== YOUR TASK ==
Exclude the pictures and return every line exactly as written.

== MATERIAL ==
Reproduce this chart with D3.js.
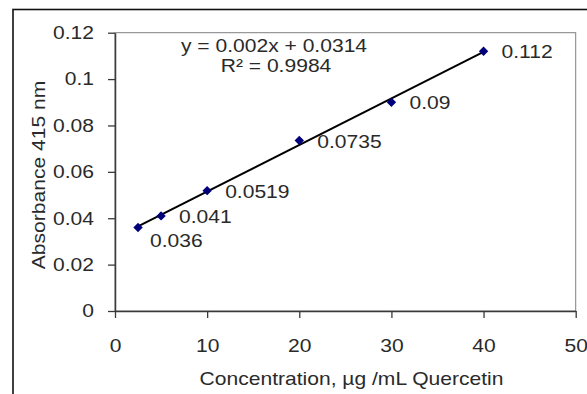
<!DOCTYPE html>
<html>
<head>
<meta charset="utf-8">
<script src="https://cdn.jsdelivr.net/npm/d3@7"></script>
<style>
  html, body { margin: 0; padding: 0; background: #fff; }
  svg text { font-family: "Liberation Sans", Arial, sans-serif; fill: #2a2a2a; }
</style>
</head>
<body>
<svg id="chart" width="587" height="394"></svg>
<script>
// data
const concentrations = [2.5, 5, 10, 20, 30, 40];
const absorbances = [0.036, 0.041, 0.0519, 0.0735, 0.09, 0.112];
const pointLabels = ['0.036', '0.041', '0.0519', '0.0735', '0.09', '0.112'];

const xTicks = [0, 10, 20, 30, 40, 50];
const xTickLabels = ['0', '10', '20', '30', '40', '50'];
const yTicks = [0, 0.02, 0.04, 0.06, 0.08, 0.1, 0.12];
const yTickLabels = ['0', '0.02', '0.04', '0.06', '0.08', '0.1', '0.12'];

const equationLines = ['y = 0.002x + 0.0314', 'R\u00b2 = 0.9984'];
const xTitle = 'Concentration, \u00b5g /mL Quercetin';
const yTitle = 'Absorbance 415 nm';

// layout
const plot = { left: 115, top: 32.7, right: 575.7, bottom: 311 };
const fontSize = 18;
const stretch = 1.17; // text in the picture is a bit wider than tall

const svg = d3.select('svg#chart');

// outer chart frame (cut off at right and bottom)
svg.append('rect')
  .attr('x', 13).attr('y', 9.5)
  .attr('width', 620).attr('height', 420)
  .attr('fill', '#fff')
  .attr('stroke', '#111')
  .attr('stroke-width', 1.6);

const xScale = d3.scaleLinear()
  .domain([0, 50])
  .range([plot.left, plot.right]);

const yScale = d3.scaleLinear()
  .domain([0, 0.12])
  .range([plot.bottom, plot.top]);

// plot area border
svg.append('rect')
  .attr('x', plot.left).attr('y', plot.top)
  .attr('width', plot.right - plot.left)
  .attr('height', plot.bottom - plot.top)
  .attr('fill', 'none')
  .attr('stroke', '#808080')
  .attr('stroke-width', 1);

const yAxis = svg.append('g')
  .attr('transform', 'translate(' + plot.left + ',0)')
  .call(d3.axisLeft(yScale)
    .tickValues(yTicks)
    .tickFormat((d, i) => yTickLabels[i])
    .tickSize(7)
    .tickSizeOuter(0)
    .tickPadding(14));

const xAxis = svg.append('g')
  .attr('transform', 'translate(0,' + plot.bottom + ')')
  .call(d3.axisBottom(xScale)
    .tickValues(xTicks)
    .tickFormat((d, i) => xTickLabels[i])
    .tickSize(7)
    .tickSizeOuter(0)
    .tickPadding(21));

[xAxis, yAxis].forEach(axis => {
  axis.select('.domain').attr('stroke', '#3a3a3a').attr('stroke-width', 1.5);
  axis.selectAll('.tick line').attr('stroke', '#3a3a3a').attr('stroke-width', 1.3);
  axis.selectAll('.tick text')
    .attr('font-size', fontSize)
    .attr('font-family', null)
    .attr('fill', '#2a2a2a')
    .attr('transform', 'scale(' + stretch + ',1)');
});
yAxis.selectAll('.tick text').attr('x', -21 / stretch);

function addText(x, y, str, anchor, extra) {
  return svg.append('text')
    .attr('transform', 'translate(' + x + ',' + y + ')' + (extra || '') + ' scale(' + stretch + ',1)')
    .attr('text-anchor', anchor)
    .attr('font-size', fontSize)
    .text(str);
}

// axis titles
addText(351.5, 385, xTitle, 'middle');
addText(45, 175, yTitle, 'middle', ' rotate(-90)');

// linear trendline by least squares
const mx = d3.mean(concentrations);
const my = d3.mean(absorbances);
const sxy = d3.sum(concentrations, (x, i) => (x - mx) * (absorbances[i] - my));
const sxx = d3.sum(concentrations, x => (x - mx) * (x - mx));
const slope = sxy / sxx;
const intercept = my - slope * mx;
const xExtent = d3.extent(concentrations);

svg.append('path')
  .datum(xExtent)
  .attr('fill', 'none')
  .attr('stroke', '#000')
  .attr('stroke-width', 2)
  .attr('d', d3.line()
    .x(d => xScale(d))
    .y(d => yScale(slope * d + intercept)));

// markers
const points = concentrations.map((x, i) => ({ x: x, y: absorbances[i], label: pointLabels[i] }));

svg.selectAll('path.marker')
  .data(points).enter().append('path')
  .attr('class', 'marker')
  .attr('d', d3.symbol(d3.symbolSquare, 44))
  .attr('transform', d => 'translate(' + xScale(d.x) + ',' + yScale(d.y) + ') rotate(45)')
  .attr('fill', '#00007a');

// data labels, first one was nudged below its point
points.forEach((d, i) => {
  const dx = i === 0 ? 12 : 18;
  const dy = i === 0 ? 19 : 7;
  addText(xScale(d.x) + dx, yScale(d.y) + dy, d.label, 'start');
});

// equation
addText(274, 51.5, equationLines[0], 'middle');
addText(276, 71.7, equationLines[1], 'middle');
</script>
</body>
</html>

== THE ANSWER ==
Reproduce this chart with D3.js.
<!DOCTYPE html>
<html>
<head>
<meta charset="utf-8">
<script src="https://cdn.jsdelivr.net/npm/d3@7"></script>
<style>
  html, body { margin: 0; padding: 0; background: #fff; }
  svg text { font-family: "Liberation Sans", Arial, sans-serif; fill: #2a2a2a; }
</style>
</head>
<body>
<svg id="chart" width="587" height="394"></svg>
<script>
// data
const concentrations = [2.5, 5, 10, 20, 30, 40];
const absorbances = [0.036, 0.041, 0.0519, 0.0735, 0.09, 0.112];
const pointLabels = ['0.036', '0.041', '0.0519', '0.0735', '0.09', '0.112'];

const xTicks = [0, 10, 20, 30, 40, 50];
const xTickLabels = ['0', '10', '20', '30', '40', '50'];
const yTicks = [0, 0.02, 0.04, 0.06, 0.08, 0.1, 0.12];
const yTickLabels = ['0', '0.02', '0.04', '0.06', '0.08', '0.1', '0.12'];

const equationLines = ['y = 0.002x + 0.0314', 'R\u00b2 = 0.9984'];
const xTitle = 'Concentration, \u00b5g /mL Quercetin';
const yTitle = 'Absorbance 415 nm';

// layout
const plot = { left: 115, top: 32.7, right: 575.7, bottom: 311 };
const fontSize = 18;
const stretch = 1.17; // text in the picture is a bit wider than tall

const svg = d3.select('svg#chart');

// outer chart frame (cut off at right and bottom)
svg.append('rect')
  .attr('x', 13).attr('y', 9.5)
  .attr('width', 620).attr('height', 420)
  .attr('fill', '#fff')
  .attr('stroke', '#111')
  .attr('stroke-width', 1.6);

const xScale = d3.scaleLinear()
  .domain([0, 50])
  .range([plot.left, plot.right]);

const yScale = d3.scaleLinear()
  .domain([0, 0.12])
  .range([plot.bottom, plot.top]);

// plot area border
svg.append('rect')
  .attr('x', plot.left).attr('y', plot.top)
  .attr('width', plot.right - plot.left)
  .attr('height', plot.bottom - plot.top)
  .attr('fill', 'none')
  .attr('stroke', '#808080')
  .attr('stroke-width', 1);

const yAxis = svg.append('g')
  .attr('transform', 'translate(' + plot.left + ',0)')
  .call(d3.axisLeft(yScale)
    .tickValues(yTicks)
    .tickFormat((d, i) => yTickLabels[i])
    .tickSize(7)
    .tickSizeOuter(0)
    .tickPadding(14));

const xAxis = svg.append('g')
  .attr('transform', 'translate(0,' + plot.bottom + ')')
  .call(d3.axisBottom(xScale)
    .tickValues(xTicks)
    .tickFormat((d, i) => xTickLabels[i])
    .tickSize(7)
    .tickSizeOuter(0)
    .tickPadding(21));

[xAxis, yAxis].forEach(axis => {
  axis.select('.domain').attr('stroke', '#3a3a3a').attr('stroke-width', 1.5);
  axis.selectAll('.tick line').attr('stroke', '#3a3a3a').attr('stroke-width', 1.3);
  axis.selectAll('.tick text')
    .attr('font-size', fontSize)
    .attr('font-family', null)
    .attr('fill', '#2a2a2a')
    .attr('transform', 'scale(' + stretch + ',1)');
});
yAxis.selectAll('.tick text').attr('x', -21 / stretch);

function addText(x, y, str, anchor, extra) {
  return svg.append('text')
    .attr('transform', 'translate(' + x + ',' + y + ')' + (extra || '') + ' scale(' + stretch + ',1)')
    .attr('text-anchor', anchor)
    .attr('font-size', fontSize)
    .text(str);
}

// axis titles
addText(351.5, 385, xTitle, 'middle');
addText(45, 175, yTitle, 'middle', ' rotate(-90)');

// linear trendline by least squares
const mx = d3.mean(concentrations);
const my = d3.mean(absorbances);
const sxy = d3.sum(concentrations, (x, i) => (x - mx) * (absorbances[i] - my));
const sxx = d3.sum(concentrations, x => (x - mx) * (x - mx));
const slope = sxy / sxx;
const intercept = my - slope * mx;
const xExtent = d3.extent(concentrations);

svg.append('path')
  .datum(xExtent)
  .attr('fill', 'none')
  .attr('stroke', '#000')
  .attr('stroke-width', 2)
  .attr('d', d3.line()
    .x(d => xScale(d))
    .y(d => yScale(slope * d + intercept)));

// markers
const points = concentrations.map((x, i) => ({ x: x, y: absorbances[i], label: pointLabels[i] }));

svg.selectAll('path.marker')
  .data(points).enter().append('path')
  .attr('class', 'marker')
  .attr('d', d3.symbol(d3.symbolSquare, 44))
  .attr('transform', d => 'translate(' + xScale(d.x) + ',' + yScale(d.y) + ') rotate(45)')
  .attr('fill', '#00007a');

// data labels, first one was nudged below its point
points.forEach((d, i) => {
  const dx = i === 0 ? 12 : 18;
  const dy = i === 0 ? 19 : 7;
  addText(xScale(d.x) + dx, yScale(d.y) + dy, d.label, 'start');
});

// equation
addText(274, 51.5, equationLines[0], 'middle');
addText(276, 71.7, equationLines[1], 'middle');
</script>
</body>
</html>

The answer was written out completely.